The two old men from the nursing home started hobbling away (the place was not far from the graveyard). My mother approached the man on crutches and they shook hands, Alice and Helene's son-in-law did the same. Most of those who had attended the funeral were leaving. We had laid a small table for the funeral dinner at our house. I stopped for a moment wondering whether I should go back and speak to that nurse practitioner but for some reason I took the easy way and went with the relatives.
It was quiet, and the snow lay thick and white on the trees, although it was turning foggy and you could feel a thaw in the air. I looked back. The trees, the earth and the sky were vanishing in the twilight, and in the frosty white mist you could see two dark figures moving along the road: the nurse practitioner on his crutches and Johannes' roommate. Suddenly I felt sorry I had not gone and said goodbye to the nurse practitioner. He had held Johannes' hand when he was dying and so for some moments had been closer to him than any other person, indeed had been for him the only real person in the world. Just as his mother had been when he was born, and near whose bones his worn-out body now lay.
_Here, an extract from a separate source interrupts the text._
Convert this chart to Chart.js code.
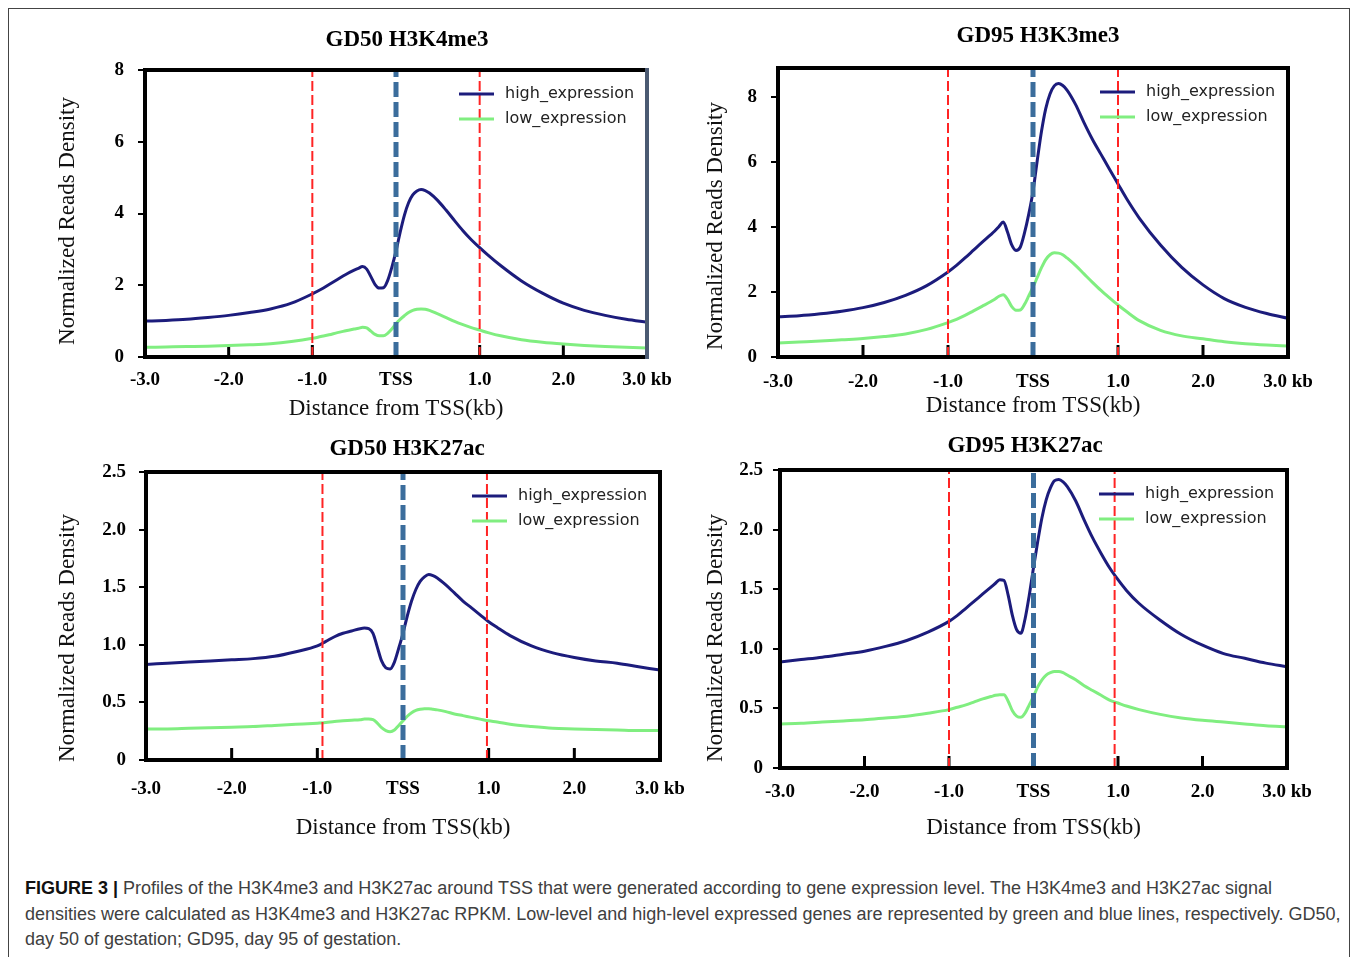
<!DOCTYPE html>
<html>
<head>
<meta charset="utf-8">
<script src="https://cdn.jsdelivr.net/npm/chart.js@4.4.0/dist/chart.umd.min.js"></script>
<style>
html,body{margin:0;padding:0;background:#fff;}
body{width:1358px;height:957px;position:relative;overflow:hidden;}
#frame{position:absolute;left:8px;top:8px;width:1342px;height:1000px;border:1px solid #444;box-sizing:border-box;}
canvas.pc{position:absolute;}
#cap{position:absolute;left:25px;top:876px;font-family:"Liberation Sans",Arial,sans-serif;font-size:18px;line-height:25.5px;color:#404040;white-space:nowrap;}
#cap b{color:#111;}
</style>
</head>
<body>
<div id="frame"></div>
<canvas id="c1" class="pc"></canvas>
<canvas id="c2" class="pc"></canvas>
<canvas id="c3" class="pc"></canvas>
<canvas id="c4" class="pc"></canvas>
<div id="cap">
<div><b>FIGURE 3 |</b> Profiles of the H3K4me3 and H3K27ac around TSS that were generated according to gene expression level. The H3K4me3 and H3K27ac signal</div>
<div>densities were calculated as H3K4me3 and H3K27ac RPKM. Low-level and high-level expressed genes are represented by green and blue lines, respectively. GD50,</div>
<div>day 50 of gestation; GD95, day 95 of gestation.</div>
</div>
<script>
// ---------- DATA ----------
const xPositions = [-3.0,-2.75,-2.5,-2.25,-2.0,-1.75,-1.5,-1.25,-1.0,
  -0.9,-0.8,-0.7,-0.6,-0.5,
  -0.45,-0.4,-0.35,-0.3,-0.25,-0.2,-0.15,-0.1,-0.05,0,0.05,0.1,0.15,0.2,0.25,0.3,0.35,0.4,
  0.5,0.6,0.7,0.8,0.9,1.0,1.1,
  1.25,1.5,1.75,2.0,2.25,2.5,2.75,3.0];

const gd50H3K4me3High = [1.00,1.02,1.05,1.10,1.16,1.24,1.34,1.50,1.76,
  1.88,2.02,2.16,2.30,2.42,
  2.47,2.52,2.45,2.24,2.02,1.92,1.93,2.13,2.50,2.95,3.48,3.95,4.30,4.52,4.63,4.67,4.64,4.57,
  4.36,4.09,3.80,3.52,3.27,3.05,2.84,
  2.55,2.12,1.78,1.50,1.30,1.16,1.05,0.97];
const gd50H3K4me3Low = [0.27,0.28,0.29,0.30,0.32,0.34,0.37,0.43,0.52,
  0.57,0.62,0.68,0.73,0.78,
  0.80,0.83,0.81,0.72,0.63,0.59,0.59,0.66,0.78,0.93,1.05,1.15,1.24,1.30,1.33,1.34,1.33,1.30,
  1.20,1.10,0.99,0.90,0.82,0.75,0.68,
  0.59,0.48,0.41,0.36,0.32,0.29,0.27,0.25];

const gd95H3K3me3High = [1.24,1.27,1.33,1.41,1.52,1.68,1.90,2.20,2.62,
  2.82,3.05,3.29,3.53,3.76,
  3.88,4.02,4.16,3.85,3.45,3.28,3.38,3.82,4.40,5.10,6.05,6.95,7.65,8.10,8.35,8.42,8.36,8.22,
  7.78,7.22,6.70,6.24,5.78,5.33,4.88,
  4.28,3.45,2.76,2.22,1.80,1.53,1.34,1.19];
const gd95H3K3me3Low = [0.43,0.46,0.49,0.53,0.57,0.63,0.71,0.85,1.06,
  1.16,1.28,1.42,1.56,1.70,
  1.78,1.87,1.92,1.78,1.55,1.44,1.45,1.62,1.88,2.15,2.45,2.75,3.00,3.15,3.21,3.20,3.15,3.05,
  2.82,2.56,2.30,2.05,1.82,1.60,1.40,
  1.12,0.82,0.65,0.56,0.47,0.41,0.37,0.34];

const gd50H3K27acHigh = [0.83,0.84,0.85,0.86,0.87,0.88,0.90,0.94,0.99,
  1.03,1.07,1.10,1.12,1.14,
  1.145,1.14,1.10,0.98,0.86,0.80,0.79,0.85,0.97,1.10,1.25,1.38,1.48,1.55,1.59,1.61,1.60,1.58,
  1.52,1.45,1.38,1.32,1.26,1.20,1.15,
  1.08,0.99,0.93,0.89,0.86,0.84,0.81,0.78];
const gd50H3K27acLow = [0.27,0.27,0.275,0.28,0.285,0.29,0.30,0.31,0.32,
  0.325,0.335,0.34,0.345,0.35,
  0.355,0.355,0.35,0.32,0.28,0.255,0.245,0.26,0.30,0.34,0.38,0.41,0.43,0.44,0.445,0.445,0.44,0.435,
  0.42,0.40,0.385,0.37,0.355,0.34,0.33,
  0.31,0.29,0.275,0.27,0.265,0.26,0.255,0.255];

const gd95H3K27acHigh = [0.89,0.91,0.93,0.955,0.98,1.02,1.07,1.14,1.23,
  1.28,1.34,1.40,1.46,1.52,
  1.55,1.58,1.575,1.45,1.28,1.16,1.13,1.25,1.45,1.68,1.90,2.10,2.25,2.35,2.41,2.42,2.40,2.36,
  2.24,2.08,1.93,1.80,1.68,1.58,1.49,
  1.38,1.24,1.12,1.03,0.96,0.92,0.88,0.85];
const gd95H3K27acLow = [0.37,0.375,0.385,0.395,0.405,0.42,0.435,0.46,0.49,
  0.51,0.53,0.555,0.58,0.60,
  0.61,0.615,0.615,0.56,0.48,0.435,0.425,0.46,0.53,0.60,0.68,0.74,0.78,0.80,0.81,0.81,0.80,0.78,
  0.74,0.69,0.65,0.61,0.57,0.545,0.52,
  0.49,0.45,0.42,0.40,0.385,0.37,0.355,0.345];

const seriesNames = ['high_expression','low_expression'];
const panelTitles = ['GD50 H3K4me3','GD95 H3K3me3','GD50 H3K27ac','GD95 H3K27ac'];
const xTickLabels = ['-3.0','-2.0','-1.0','TSS','1.0','2.0','3.0 kb'];
const yTickLabelsMe3 = ['0','2','4','6','8'];
const yTickLabelsAc = ['0','0.5','1.0','1.5','2.0','2.5'];
const xAxisTitle = 'Distance from TSS(kb)';
const yAxisTitle = 'Normalized Reads Density';
const yMaxValues = [8, 8.9, 2.5, 2.5];
const yStepValues = [2, 2, 0.5, 0.5];
const tssLine = [0, 0, 0, 0];
const boundaryLines = [[-1, 1], [-1, 1], [-0.94, 0.98], [-1, 0.96]];

// ---------- STYLE / LAYOUT ----------
const seriesColors = ['#1c1c7c', '#80ee80'];
const serif = '"Liberation Serif", "Times New Roman", serif';
const layouts = [
  {id:'c1', canvas:{x:50,y:15,w:640,h:412}, area:{l:145,t:70,r:647,b:357}, title:{x:407,y:40}, yTitle:{x:68,y:221}, yTickPad:14, xTickPad:4, rightColor:'#4b5a72'},
  {id:'c2', canvas:{x:698,y:15,w:645,h:409}, area:{l:778,t:68,r:1288,b:357}, title:{x:1038,y:36}, yTitle:{x:716,y:226}, yTickPad:14, xTickPad:6, rightColor:'#000'},
  {id:'c3', canvas:{x:50,y:430,w:645,h:416}, area:{l:146,t:472,r:660,b:760}, title:{x:407,y:449}, yTitle:{x:68,y:638}, yTickPad:13, xTickPad:10, rightColor:'#000'},
  {id:'c4', canvas:{x:698,y:430,w:645,h:416}, area:{l:780,t:470,r:1287,b:768}, title:{x:1025,y:446}, yTitle:{x:716,y:638}, yTickPad:10, xTickPad:5, rightColor:'#000'}
];
const panelSeries = [
  [gd50H3K4me3High, gd50H3K4me3Low],
  [gd95H3K3me3High, gd95H3K3me3Low],
  [gd50H3K27acHigh, gd50H3K27acLow],
  [gd95H3K27acHigh, gd95H3K27acLow]
];
const panelYLabels = [yTickLabelsMe3, yTickLabelsMe3, yTickLabelsAc, yTickLabelsAc];

function makeChart(k) {
  const L = layouts[k];
  const cv = document.getElementById(L.id);
  cv.width = L.canvas.w; cv.height = L.canvas.h;
  cv.style.left = L.canvas.x + 'px'; cv.style.top = L.canvas.y + 'px';
  cv.style.width = L.canvas.w + 'px'; cv.style.height = L.canvas.h + 'px';
  const yMax = yMaxValues[k], yStep = yStepValues[k];
  const datasets = [];
  boundaryLines[k].forEach(v => datasets.push({
    label: 'boundary', isMarker: true,
    data: [{x: v, y: 0}, {x: v, y: yMax}],
    borderColor: '#ff2424', borderWidth: 2, borderDash: [10, 4],
    pointRadius: 0, fill: false, order: 0
  }));
  datasets.push({
    label: 'TSS', isMarker: true,
    data: [{x: tssLine[k], y: 0}, {x: tssLine[k], y: yMax}],
    borderColor: '#3b6d9c', borderWidth: 5, borderDash: [15, 5],
    pointRadius: 0, fill: false, order: 0
  });
  panelSeries[k].forEach((arr, i) => datasets.push({
    label: seriesNames[i],
    data: xPositions.map((x, j) => ({x: x, y: arr[j]})),
    borderColor: seriesColors[i], borderWidth: 3,
    pointRadius: 0, fill: false, cubicInterpolationMode: 'monotone', order: 1
  }));

  const deco = {
    id: 'deco' + k,
    beforeDatasetsDraw(chart) {
      const ctx = chart.ctx, a = chart.chartArea, xs = chart.scales.x;
      ctx.save();
      ctx.strokeStyle = '#000'; ctx.lineWidth = 3;
      xs.ticks.forEach(t => {
        if (t.value <= -3 || t.value >= 3) return;
        const px = xs.getPixelForValue(t.value);
        ctx.beginPath(); ctx.moveTo(px, a.bottom); ctx.lineTo(px, a.bottom - 12); ctx.stroke();
      });
      ctx.restore();
    },
    afterDatasetsDraw(chart) {
      const ctx = chart.ctx, a = chart.chartArea;
      ctx.save();
      ctx.lineWidth = 4; ctx.strokeStyle = '#000'; ctx.lineCap = 'square';
      ctx.beginPath();
      ctx.moveTo(a.right, a.top); ctx.lineTo(a.left, a.top); ctx.lineTo(a.left, a.bottom); ctx.lineTo(a.right, a.bottom);
      ctx.stroke();
      ctx.strokeStyle = L.rightColor; ctx.lineCap = 'butt';
      ctx.beginPath(); ctx.moveTo(a.right, a.top - 2); ctx.lineTo(a.right, a.bottom + 2); ctx.stroke();
      ctx.restore();
    },
    afterDraw(chart) {
      const ctx = chart.ctx, a = chart.chartArea;
      ctx.save();
      ctx.fillStyle = '#000';
      ctx.font = 'bold 23px ' + serif;
      ctx.textAlign = 'center'; ctx.textBaseline = 'middle';
      ctx.fillText(panelTitles[k], L.title.x - L.canvas.x, L.title.y - L.canvas.y);
      // y axis title
      ctx.save();
      ctx.translate(L.yTitle.x - L.canvas.x, L.yTitle.y - L.canvas.y);
      ctx.rotate(-Math.PI / 2);
      ctx.fillStyle = '#111';
      ctx.font = '23px ' + serif;
      ctx.fillText(yAxisTitle, 0, 0);
      ctx.restore();
      // legend
      ctx.font = '16px "DejaVu Sans", sans-serif';
      ctx.textAlign = 'left';
      let row = 0;
      chart.data.datasets.forEach(ds => {
        if (ds.isMarker) return;
        const y = a.top + 24 + row * 25;
        ctx.strokeStyle = ds.borderColor; ctx.lineWidth = 3;
        ctx.beginPath(); ctx.moveTo(a.right - 188, y); ctx.lineTo(a.right - 153, y); ctx.stroke();
        ctx.fillStyle = '#222';
        ctx.fillText(ds.label, a.right - 142, y);
        row++;
      });
      ctx.restore();
    }
  };

  return new Chart(cv, {
    type: 'line',
    data: {datasets: datasets},
    options: {
      responsive: false, animation: false, devicePixelRatio: 1,
      layout: {padding: {top: L.area.t - L.canvas.y, right: L.canvas.x + L.canvas.w - L.area.r, left: 0, bottom: 0}},
      plugins: {legend: {display: false}, tooltip: {enabled: false}, title: {display: false}},
      scales: {
        x: {
          type: 'linear', min: -3, max: 3,
          afterFit: s => { s.height = L.canvas.y + L.canvas.h - L.area.b; s.paddingLeft = 0; s.paddingRight = 0; },
          grid: {display: false}, border: {display: false},
          ticks: {stepSize: 1, padding: L.xTickPad, color: '#000', maxRotation: 0, autoSkip: false,
            font: {family: serif, size: 19, weight: 'bold'},
            callback: v => xTickLabels[Math.round(v) + 3]},
          title: {display: true, text: xAxisTitle, color: '#111', font: {family: serif, size: 23}, padding: {top: 0, bottom: 4}}
        },
        y: {
          type: 'linear', min: 0, max: yMax,
          afterFit: s => { s.width = L.area.l - L.canvas.x; s.paddingTop = 0; s.paddingBottom = 0; },
          grid: {display: true, drawOnChartArea: false, drawTicks: true, tickLength: 7, color: '#000', lineWidth: 2},
          border: {display: false},
          ticks: {stepSize: yStep, includeBounds: false, padding: L.yTickPad, color: '#000',
            font: {family: serif, size: 19, weight: 'bold'},
            callback: v => panelYLabels[k][Math.round(v / yStep)]},
          title: {display: false}
        }
      }
    },
    plugins: [deco]
  });
}
for (let k = 0; k < 4; k++) makeChart(k);
</script>
</body>
</html>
This all was something great and symbolic, something that meant a circle was closing. I knew all this, but could not feel it, even though I should have felt this way. It was all there: birth, death, a snowy twilight, the silence, and a minister reciting bible verses some of which were indeed quite beautiful and profound. Johannes was beside his mother and both of them were back again in Mother Earth. I thought about it all but the only thing I felt was the cold numbing my toes, my empty stomach and shame for not feeling anything else and for not having shaken hands with the two old men, for I am the way I am and I do not know how, or cannot, or do not want to do anything to be different.